17 thoughts on “Getting Pissed On

  1. Dhaughton99

    Looks more like a lad on the drink after work who found one of the new sleeping bags left out every night by the support services.

  2. Johnny Keenan

    Sad but true. Powerful piece Eamon.
    We could solve this housing crisis if there was a homelessness forum for a fortnight. It would have to be free of FFG dodgy developers slum landlords and vulture funds.
    I really believe Irish people want to help but you’re right. The Irish psyche is a mystery.
    The inferiority complex is almost at an end but of been we put down each other to easily and build up each other, never. begrudgery is way to apparent.
    For a country that reared big catholic families it seems very difficult for any of them to live with each other when crisis hits. I always find that interesting. Spanish and Japanese families for example can have 3 generations under the the same roof, not out of convenience but out of love.
    The amount of nursing homes built in the last 20 years in Ireland tells its own story of how we treat each other.

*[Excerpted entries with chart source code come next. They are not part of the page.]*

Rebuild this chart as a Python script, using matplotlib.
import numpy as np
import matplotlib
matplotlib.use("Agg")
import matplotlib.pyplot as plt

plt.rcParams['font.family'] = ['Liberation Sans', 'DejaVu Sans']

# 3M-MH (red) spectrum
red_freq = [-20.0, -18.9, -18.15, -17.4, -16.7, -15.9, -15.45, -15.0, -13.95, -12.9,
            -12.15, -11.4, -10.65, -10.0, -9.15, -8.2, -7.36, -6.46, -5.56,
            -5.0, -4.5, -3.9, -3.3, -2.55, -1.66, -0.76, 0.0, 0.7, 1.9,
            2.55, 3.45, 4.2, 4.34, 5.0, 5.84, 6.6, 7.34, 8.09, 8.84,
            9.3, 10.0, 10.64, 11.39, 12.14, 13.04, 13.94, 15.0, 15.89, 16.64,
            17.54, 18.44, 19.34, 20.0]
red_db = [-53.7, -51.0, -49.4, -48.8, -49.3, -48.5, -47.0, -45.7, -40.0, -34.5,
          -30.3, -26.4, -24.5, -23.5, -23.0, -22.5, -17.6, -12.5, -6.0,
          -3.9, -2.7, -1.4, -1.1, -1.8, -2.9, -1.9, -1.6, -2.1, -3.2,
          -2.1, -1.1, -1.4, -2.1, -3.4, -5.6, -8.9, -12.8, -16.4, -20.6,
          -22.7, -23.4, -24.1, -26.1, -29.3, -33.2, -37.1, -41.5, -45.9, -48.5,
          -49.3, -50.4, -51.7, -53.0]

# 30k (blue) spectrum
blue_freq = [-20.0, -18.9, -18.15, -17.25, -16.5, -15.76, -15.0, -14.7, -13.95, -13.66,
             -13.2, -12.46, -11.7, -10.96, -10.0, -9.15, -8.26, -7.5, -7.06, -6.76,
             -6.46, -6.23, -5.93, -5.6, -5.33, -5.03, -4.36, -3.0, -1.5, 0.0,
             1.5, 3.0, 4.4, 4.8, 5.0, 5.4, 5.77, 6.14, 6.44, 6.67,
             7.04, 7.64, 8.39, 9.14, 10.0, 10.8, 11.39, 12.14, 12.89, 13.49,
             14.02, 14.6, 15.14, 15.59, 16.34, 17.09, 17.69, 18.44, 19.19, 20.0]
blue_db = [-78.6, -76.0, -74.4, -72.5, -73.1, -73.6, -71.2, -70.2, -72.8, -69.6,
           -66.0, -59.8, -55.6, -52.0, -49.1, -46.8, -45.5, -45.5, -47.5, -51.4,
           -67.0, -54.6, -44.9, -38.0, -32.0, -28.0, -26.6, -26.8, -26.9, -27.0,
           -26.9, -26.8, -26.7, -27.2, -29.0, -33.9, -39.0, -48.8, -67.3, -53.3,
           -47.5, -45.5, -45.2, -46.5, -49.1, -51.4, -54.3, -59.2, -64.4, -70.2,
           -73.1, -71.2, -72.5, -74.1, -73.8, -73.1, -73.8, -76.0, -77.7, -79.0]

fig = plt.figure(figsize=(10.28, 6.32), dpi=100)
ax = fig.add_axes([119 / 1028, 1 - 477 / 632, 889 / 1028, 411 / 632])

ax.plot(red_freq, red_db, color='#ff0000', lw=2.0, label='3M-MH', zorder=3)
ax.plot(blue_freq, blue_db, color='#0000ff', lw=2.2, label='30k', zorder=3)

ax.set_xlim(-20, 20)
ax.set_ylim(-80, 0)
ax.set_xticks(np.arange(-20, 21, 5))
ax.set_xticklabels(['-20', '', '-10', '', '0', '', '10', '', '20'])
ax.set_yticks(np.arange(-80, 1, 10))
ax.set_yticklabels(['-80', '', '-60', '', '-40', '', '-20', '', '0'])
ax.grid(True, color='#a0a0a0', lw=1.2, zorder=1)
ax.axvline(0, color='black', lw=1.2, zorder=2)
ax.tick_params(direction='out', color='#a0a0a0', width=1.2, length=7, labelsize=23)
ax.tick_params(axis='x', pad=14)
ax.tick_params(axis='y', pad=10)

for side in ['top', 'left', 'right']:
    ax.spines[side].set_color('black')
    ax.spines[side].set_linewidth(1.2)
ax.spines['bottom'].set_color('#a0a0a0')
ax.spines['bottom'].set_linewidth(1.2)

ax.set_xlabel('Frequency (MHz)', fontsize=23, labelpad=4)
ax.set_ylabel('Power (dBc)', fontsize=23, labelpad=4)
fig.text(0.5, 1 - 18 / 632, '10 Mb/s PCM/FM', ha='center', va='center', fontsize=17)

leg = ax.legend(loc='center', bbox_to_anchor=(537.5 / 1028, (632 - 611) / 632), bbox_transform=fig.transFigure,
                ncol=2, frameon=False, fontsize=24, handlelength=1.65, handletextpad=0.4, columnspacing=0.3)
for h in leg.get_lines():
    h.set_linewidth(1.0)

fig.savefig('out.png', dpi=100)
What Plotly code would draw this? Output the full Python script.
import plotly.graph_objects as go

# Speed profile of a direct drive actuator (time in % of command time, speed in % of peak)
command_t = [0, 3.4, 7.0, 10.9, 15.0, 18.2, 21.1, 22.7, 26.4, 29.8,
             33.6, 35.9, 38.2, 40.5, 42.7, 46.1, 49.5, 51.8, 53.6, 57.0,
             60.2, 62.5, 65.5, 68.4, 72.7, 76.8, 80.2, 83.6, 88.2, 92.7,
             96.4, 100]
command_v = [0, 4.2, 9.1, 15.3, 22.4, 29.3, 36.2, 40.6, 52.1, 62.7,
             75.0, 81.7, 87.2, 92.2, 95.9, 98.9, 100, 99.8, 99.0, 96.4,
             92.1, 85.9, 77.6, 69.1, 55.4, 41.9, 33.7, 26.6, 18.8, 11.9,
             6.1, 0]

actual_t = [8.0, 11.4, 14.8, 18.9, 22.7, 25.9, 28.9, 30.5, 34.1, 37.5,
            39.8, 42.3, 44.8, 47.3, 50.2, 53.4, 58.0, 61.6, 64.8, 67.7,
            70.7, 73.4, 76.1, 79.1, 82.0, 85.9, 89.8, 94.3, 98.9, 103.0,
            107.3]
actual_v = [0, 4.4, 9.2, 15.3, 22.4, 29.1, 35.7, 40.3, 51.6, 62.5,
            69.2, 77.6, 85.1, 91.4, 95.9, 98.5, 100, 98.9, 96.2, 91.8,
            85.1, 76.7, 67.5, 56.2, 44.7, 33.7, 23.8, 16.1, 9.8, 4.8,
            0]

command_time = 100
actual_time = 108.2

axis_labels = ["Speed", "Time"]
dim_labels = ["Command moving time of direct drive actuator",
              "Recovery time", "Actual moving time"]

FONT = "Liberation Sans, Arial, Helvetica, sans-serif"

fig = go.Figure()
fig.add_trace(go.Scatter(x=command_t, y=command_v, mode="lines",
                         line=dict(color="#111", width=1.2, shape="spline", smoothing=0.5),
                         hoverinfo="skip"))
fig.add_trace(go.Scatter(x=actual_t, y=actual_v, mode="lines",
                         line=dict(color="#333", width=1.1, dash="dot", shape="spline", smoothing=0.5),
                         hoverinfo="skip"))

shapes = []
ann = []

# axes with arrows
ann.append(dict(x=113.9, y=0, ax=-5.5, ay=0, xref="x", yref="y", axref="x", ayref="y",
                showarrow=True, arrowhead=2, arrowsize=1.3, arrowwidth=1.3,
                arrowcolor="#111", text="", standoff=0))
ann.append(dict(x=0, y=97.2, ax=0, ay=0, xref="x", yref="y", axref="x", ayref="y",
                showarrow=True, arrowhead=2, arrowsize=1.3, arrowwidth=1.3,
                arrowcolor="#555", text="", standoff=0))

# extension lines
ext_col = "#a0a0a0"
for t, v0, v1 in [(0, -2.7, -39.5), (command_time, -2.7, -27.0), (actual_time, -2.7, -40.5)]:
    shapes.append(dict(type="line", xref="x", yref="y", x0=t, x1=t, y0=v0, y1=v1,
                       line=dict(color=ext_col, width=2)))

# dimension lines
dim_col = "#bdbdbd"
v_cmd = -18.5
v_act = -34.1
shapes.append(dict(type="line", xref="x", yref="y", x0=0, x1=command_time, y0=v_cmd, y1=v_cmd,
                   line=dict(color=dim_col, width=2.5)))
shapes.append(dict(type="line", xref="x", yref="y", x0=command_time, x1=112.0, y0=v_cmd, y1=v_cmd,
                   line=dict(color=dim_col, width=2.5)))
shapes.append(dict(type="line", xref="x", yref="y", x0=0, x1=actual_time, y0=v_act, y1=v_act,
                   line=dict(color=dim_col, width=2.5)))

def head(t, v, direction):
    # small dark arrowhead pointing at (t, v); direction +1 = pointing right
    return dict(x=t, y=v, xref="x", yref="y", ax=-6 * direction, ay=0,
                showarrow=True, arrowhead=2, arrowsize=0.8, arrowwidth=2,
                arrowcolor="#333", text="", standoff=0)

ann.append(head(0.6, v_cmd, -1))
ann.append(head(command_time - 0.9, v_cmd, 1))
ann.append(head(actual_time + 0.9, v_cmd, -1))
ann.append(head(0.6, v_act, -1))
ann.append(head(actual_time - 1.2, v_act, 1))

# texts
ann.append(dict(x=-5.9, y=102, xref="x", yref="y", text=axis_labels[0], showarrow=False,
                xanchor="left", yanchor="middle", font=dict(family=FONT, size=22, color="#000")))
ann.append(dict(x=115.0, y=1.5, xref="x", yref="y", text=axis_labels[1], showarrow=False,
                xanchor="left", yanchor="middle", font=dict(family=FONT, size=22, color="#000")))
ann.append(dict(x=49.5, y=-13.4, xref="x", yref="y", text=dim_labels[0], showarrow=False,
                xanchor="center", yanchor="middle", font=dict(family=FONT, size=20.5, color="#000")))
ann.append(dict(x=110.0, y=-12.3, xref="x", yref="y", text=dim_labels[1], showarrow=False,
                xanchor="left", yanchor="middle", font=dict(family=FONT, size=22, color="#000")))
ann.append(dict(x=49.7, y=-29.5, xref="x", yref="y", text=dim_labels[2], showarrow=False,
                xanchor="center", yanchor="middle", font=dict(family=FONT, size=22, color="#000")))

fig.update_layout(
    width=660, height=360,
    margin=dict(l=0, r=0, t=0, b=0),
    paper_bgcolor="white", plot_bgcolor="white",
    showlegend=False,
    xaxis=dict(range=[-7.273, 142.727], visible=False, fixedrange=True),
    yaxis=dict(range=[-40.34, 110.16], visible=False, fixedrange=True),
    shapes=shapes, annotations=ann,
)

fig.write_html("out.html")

    We do need a long conversation.
    With 4.75 million souks scratching it can’t take to long to find the time and solution to sustainable living.
    The money is here we just need the commitment and respect. For each other

  3. small ads

    Fianna Fail – before they went rotten – solved a far worse homeless crisis in their earlier, better days, when they came into government in 1932 and went into a frenzy of public building, clearing the worst tenements in Europe and housing people in decent, comfortable, well-built little homes.
    We could end the homelessness crisis within months. It would need two things:
    * A referendum on rent control, to insert rent control when needed for the common good into the Constitution
    * A public building programme run by the councils, not developers, for humanity, not for profit.

    1. Rob_G

      When FF built all those houses in the 1930s, labour was a lot cheaper, and land was a lot, lot cheaper – many parts of what is now west Dublin was essentially greenfield sites.

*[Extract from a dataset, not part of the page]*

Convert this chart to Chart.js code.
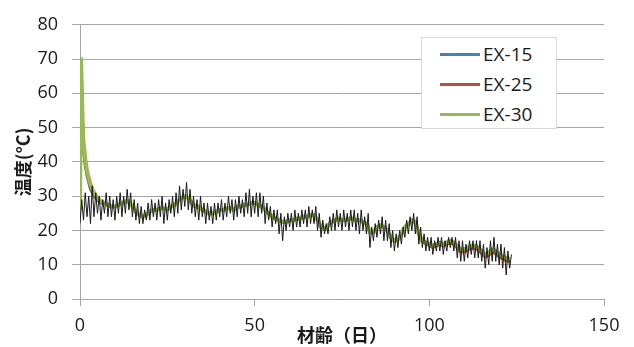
<!DOCTYPE html>
<html>
<head>
<meta charset="utf-8">
<script src="https://cdn.jsdelivr.net/npm/chart.js@4.4.1/dist/chart.umd.min.js"></script>
<style>
  html, body { margin: 0; padding: 0; background: #fff; }
  #wrap { position: relative; width: 634px; height: 347px; }
  #legend {
    position: absolute; left: 421px; top: 37px; width: 134px; height: 90px;
    border: 1px solid #d9d9d9; background: #fff;
    font-family: "Open Sans", sans-serif; font-size: 19px; color: #1a1a1a;
  }
  .row { position: absolute; left: 18px; height: 24px; display: flex; align-items: center; }
  .sw { width: 40px; height: 3px; margin-right: 3px; }
</style>
</head>
<body>
<div id="wrap">
  <canvas id="c" width="634" height="347"></canvas>
  <div id="legend"></div>
</div>
<script>
// ---------- data ----------
const SERIES_NAMES = ["EX-15", "EX-25", "EX-30"];
const SERIES_COLORS = ["#4a7ebb", "#be4b48", "#98b954"];

// first days (sub-daily) – heat of hydration peak
const EARLY_T   = [0, 0.3, 0.9, 1.5, 2, 3, 4, 5, 6];
const EX15_EARLY = [26, 68, 44.5, 39, 36, 32, 30, 29, 28];
const EX25_EARLY = [26, 69, 45, 39.5, 36.5, 32.5, 30.5, 29, 28.3];
const EX30_EARLY = [26, 70, 47, 41, 37.5, 33.5, 31, 29.5, 28.5];

// daily values from day 7 to day 123
const DAILY_START = 7;
const EX30_DAILY = [
  28, 27.5, 27,
  27, 27.5, 28, 28.5, 28.5, 27, 25.5, 24.5, 24, 24.5,
  25.5, 26, 26, 26.5, 26.5, 26, 27, 27.5, 28.5, 29.5,
  30, 29.5, 28, 27, 27, 26, 25.5, 25, 25, 25.5,
  26, 26, 26.5, 26.5, 26, 27, 27, 27.5, 27.5, 28,
  28, 27.5, 27, 26, 25, 24, 23.5, 23, 22.5, 22.5,
  23, 23, 23.5, 23.5, 24, 24, 24.5, 24.5, 23, 21,
  20.5, 21.5, 22.5, 23, 23.5, 23, 23, 23.5, 23.5, 23,
  23, 22.5, 22, 19.5, 19.5, 21, 21.5, 21, 20, 18,
  17, 17.5, 19, 21, 22, 23, 22.5, 19, 17, 16.5,
  16, 15.5, 16, 16.5, 16, 16.5, 17, 16.5, 15.5, 14.5,
  14.5, 15, 15.5, 15.5, 15, 14, 13, 13.5, 14.5, 14,
  13, 12.5, 12, 11.5
];
const EX25_DAILY = [
  28, 27.4, 27,
  27, 27.4, 28, 28.4, 28.4, 27, 25.5, 24.5, 24, 24.4,
  25.4, 26, 26, 26.4, 26.4, 26, 26.9, 27.4, 28.4, 29.4,
  29.9, 29.4, 28, 27, 26.9, 26, 25.4, 25, 25, 25.4,
  25.9, 26, 26.4, 26.4, 26, 26.9, 27, 27.4, 27.4, 27.9,
  27.9, 27.4, 26.9, 26, 25, 24, 23.4, 23, 22.4, 22.4,
  22.9, 23, 23.4, 23.4, 23.9, 24, 24.4, 24.4, 23, 21,
  20.4, 21.4, 22.4, 22.9, 23.4, 23, 22.9, 23.4, 23.4, 22.9,
  22.9, 22.4, 21.9, 19.4, 19.4, 20.9, 21.4, 20.9, 19.9, 17.8,
  16.8, 17.3, 18.8, 20.8, 21.8, 22.8, 22.3, 18.8, 16.7, 16.2,
  15.6, 15.1, 15.5, 16, 15.5, 16, 16.4, 16, 14.9, 13.8,
  13.8, 14.3, 14.8, 14.8, 14.3, 13.3, 12.3, 12.8, 13.7, 13.3,
  12.3, 11.8, 11.2, 10.8
];
const EX15_DAILY = [
  27.9, 27.4, 26.9,
  26.9, 27.4, 27.9, 28.4, 28.4, 26.9, 25.4, 24.4, 23.9, 24.4,
  25.4, 25.9, 25.9, 26.4, 26.4, 25.9, 26.9, 27.4, 28.4, 29.4,
  29.9, 29.4, 27.9, 26.9, 26.9, 25.9, 25.4, 24.9, 24.9, 25.4,
  25.9, 25.9, 26.4, 26.4, 25.9, 26.9, 26.9, 27.4, 27.4, 27.9,
  27.9, 27.4, 26.9, 25.9, 24.9, 23.9, 23.4, 22.9, 22.4, 22.4,
  22.9, 22.9, 23.4, 23.4, 23.9, 23.9, 24.4, 24.4, 22.9, 20.9,
  20.4, 21.4, 22.4, 22.9, 23.4, 22.9, 22.9, 23.4, 23.4, 22.9,
  22.9, 22.4, 21.9, 19.4, 19.4, 20.9, 21.4, 20.9, 19.9, 17.9,
  16.9, 17.4, 18.9, 20.9, 21.9, 22.9, 22.4, 18.9, 16.9, 16.4,
  15.9, 15.4, 15.9, 16.4, 15.9, 16.4, 16.9, 16.4, 15.4, 14.4,
  14.4, 14.9, 15.4, 15.4, 14.9, 13.9, 12.9, 13.4, 14.4, 13.9,
  12.9, 12.4, 11.9, 11.4
];

// ambient temperature: daily minimum and maximum, days 0..123
const AMB_LO = [
  22, 23, 24, 22, 24, 25, 23, 25, 24, 24,
  23, 25, 24, 25, 26, 24, 23, 22, 22, 23,
  23, 24, 23, 24, 22, 23, 25, 24, 25, 26,
  27, 26, 25, 24, 23, 24, 22, 23, 22, 23,
  24, 23, 24, 25, 23, 24, 25, 24, 25, 24,
  25, 24, 25, 22, 23, 21, 22, 19, 17, 20,
  21, 20, 21, 21, 22, 21, 22, 22, 20, 18,
  19, 19, 20, 20, 21, 20, 21, 20, 21, 20,
  19, 20, 19, 15, 17, 18, 19, 17, 17, 15,
  14, 15, 16, 18, 19, 20, 19, 16, 15, 14,
  14, 13, 14, 14, 13, 14, 15, 14, 12, 11,
  11, 12, 13, 12, 12, 11, 9, 10, 11, 11,
  10, 9, 7, 9
];
const AMB_HI = [
  29, 31, 30, 33, 31, 30, 29, 31, 30, 29,
  30, 31, 30, 32, 31, 29, 28, 27, 26, 28,
  29, 28, 29, 30, 28, 29, 30, 31, 33, 32,
  34, 32, 30, 29, 30, 28, 28, 27, 28, 28,
  29, 28, 30, 29, 29, 30, 29, 31, 32, 30,
  31, 31, 30, 28, 27, 26, 26, 25, 24, 25,
  25, 26, 25, 26, 26, 27, 26, 27, 25, 23,
  22, 24, 25, 26, 25, 26, 25, 26, 26, 25,
  26, 24, 25, 21, 22, 23, 24, 23, 22, 20,
  19, 20, 21, 23, 24, 25, 24, 21, 19, 18,
  18, 17, 18, 18, 17, 18, 18, 18, 17, 17,
  16, 17, 17, 17, 17, 16, 15, 17, 18, 16,
  16, 15, 14, 13
];

const X_TICKS = [0, 50, 100, 150];
const Y_MIN = 0, Y_MAX = 80, Y_STEP = 10;

// ---------- build point lists ----------
function seriesPoints(early, daily) {
  const pts = EARLY_T.map((t, i) => ({ x: t, y: early[i] }));
  daily.forEach((v, i) => pts.push({ x: DAILY_START + i, y: v }));
  return pts;
}
const ambPts = [];
AMB_LO.forEach((lo, d) => {
  ambPts.push({ x: d, y: lo });
  ambPts.push({ x: d + 0.5, y: AMB_HI[d] });
});

const GRID = "#a6a6a6";
const tickFont = { family: "'Open Sans', sans-serif", size: 18 };
const titleFont = { family: "'Noto Sans CJK JP', sans-serif", size: 18, weight: "bold" };

new Chart(document.getElementById("c"), {
  type: "line",
  data: {
    datasets: [
      { label: "外気温", data: ambPts, borderColor: "#1a1a1a", borderWidth: 1, order: 0 },
      { label: SERIES_NAMES[2], data: seriesPoints(EX30_EARLY, EX30_DAILY), borderColor: SERIES_COLORS[2], borderWidth: 4, order: 1 },
      { label: SERIES_NAMES[1], data: seriesPoints(EX25_EARLY, EX25_DAILY), borderColor: SERIES_COLORS[1], borderWidth: 3, order: 2 },
      { label: SERIES_NAMES[0], data: seriesPoints(EX15_EARLY, EX15_DAILY), borderColor: SERIES_COLORS[0], borderWidth: 3, order: 3 }
    ]
  },
  options: {
    responsive: false,
    animation: false,
    parsing: false,
    elements: { point: { radius: 0 }, line: { tension: 0, borderJoinStyle: "round" } },
    layout: { padding: { top: 13, right: 30, left: 0, bottom: 0 } },
    plugins: { legend: { display: false }, tooltip: { enabled: false } },
    scales: {
      x: {
        type: "linear", min: 0, max: 150,
        afterBuildTicks: (s) => { s.ticks = X_TICKS.map(v => ({ value: v })); },
        afterFit: (s) => { s.height = 48; },
        ticks: { font: tickFont, color: "#1a1a1a", padding: 9, maxRotation: 0 },
        grid: { drawOnChartArea: false, drawTicks: true, tickLength: 7, color: GRID, lineWidth: 1 },
        border: { display: true, color: GRID, width: 1 },
        title: { display: true, text: "材齢（日）", font: titleFont, color: "#1a1a1a", padding: { top: 0, bottom: 1 } }
      },
      y: {
        min: Y_MIN, max: Y_MAX,
        ticks: { stepSize: Y_STEP, font: tickFont, color: "#1a1a1a", padding: 14 },
        afterFit: (s) => { s.width = 80; },
        grid: { color: GRID, lineWidth: 1, tickLength: 8 },
        border: { display: true, color: GRID, width: 1 },
        title: { display: true, text: "温度(°C)", font: titleFont, color: "#1a1a1a", padding: { top: 12, bottom: 0 } }
      }
    }
  }
});

// ---------- legend (HTML text) ----------
const legend = document.getElementById("legend");
SERIES_NAMES.forEach((name, i) => {
  const row = document.createElement("div");
  row.className = "row";
  row.style.top = (4 + i * 30) + "px";
  const sw = document.createElement("span");
  sw.className = "sw";
  sw.style.background = SERIES_COLORS[i];
  const tx = document.createElement("span");
  tx.textContent = name;
  row.appendChild(sw); row.appendChild(tx);
  legend.appendChild(row);
});
</script>
</body>
</html>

      Try hiring some builders for any job in the next 12 months. Now, try to hire several thousand – this is just one of the many problems that such a building programme would encounter.

      Now, this is not to say that we should just throw our hands up and do nothing – we absolutely shouldn’t. But I’m very skeptical when someone claims to have a simple solution that would solve the housing crisis in a period of months, when there have been many very skilled and intelligent people working on the problem for several years to little avail.

      1. Col

        But WHY is land so expensive? How has is got so high in relation to wages?
        It’s not good enough to let the government off the hook by saying “they’re trying”.

    1. Mickey Twopints

      Probably not, but I’m glad that we don’t live in the one he imagined, either.

      1. Col

        Yeah, we could realistically expect to live in a country where housing costs are proportional to wages but is also not a zealous theocracy.

        1. Gabby

          Dev had a social vision (which wasn’t realised BTW) whereas today’s FFG politicians have no social vision. Where there is no vision the nation disintegrates.